Secretary of Finance and Planning of São Paulo
- In office 19 April 2022 – 1 January 2023
- Governor: Rodrigo Garcia
- Preceded by: Henrique Meirelles
- Succeeded by: Samuel Yoshiaki Oliveira Kinoshita

Personal details
- Born: Felipe Scudeler Salto 11 February 1987 (age 39) São Paulo, São Paulo, Brazil
- Alma mater: Fundação Getulio Vargas (B.Ec, MPA)
- Profession: Economist

= Felipe Salto =

Brazilian economist (born 1987)
Felipe Scudeler Salto (born February 11, 1987) is a Brazilian economist, professor, and economic consultant.

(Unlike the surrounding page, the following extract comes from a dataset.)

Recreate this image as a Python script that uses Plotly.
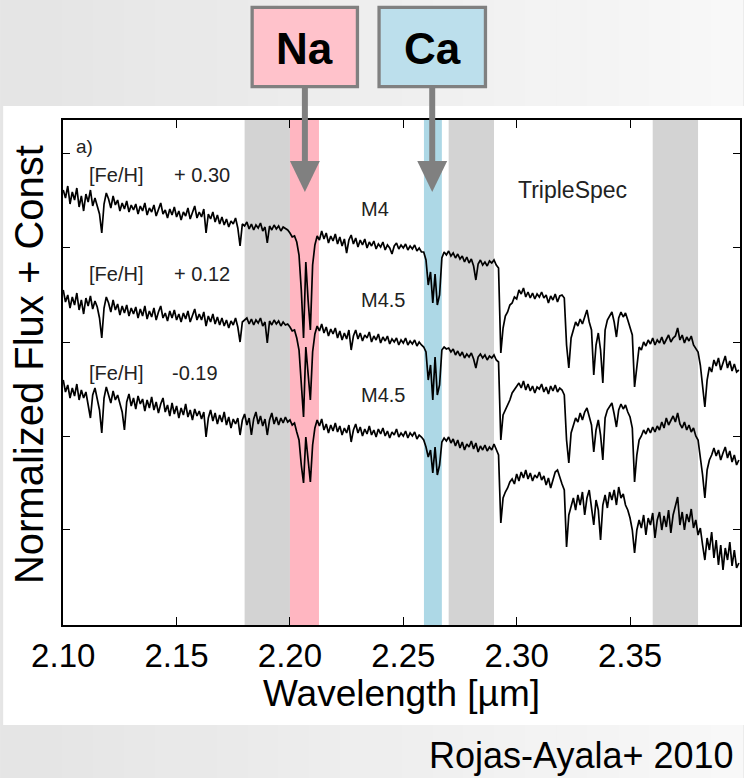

Salto served as Secretary of Finance and Planning of the state of São Paulo in 2022. Previously, he was an advisor on economic and fiscal affairs to senator José Serra from 2015 to 2016. He later served, from 2016 to 2022, as the first executive director of the Independent Fiscal Institution (IFI), a body linked to the Federal Senate responsible for monitoring and analyzing the country's public accounts. His book Finanças Públicas (Public Finances) won the Jabuti Prize in the economics category. Since 2023, he has been chief economist at Warren Investimentos.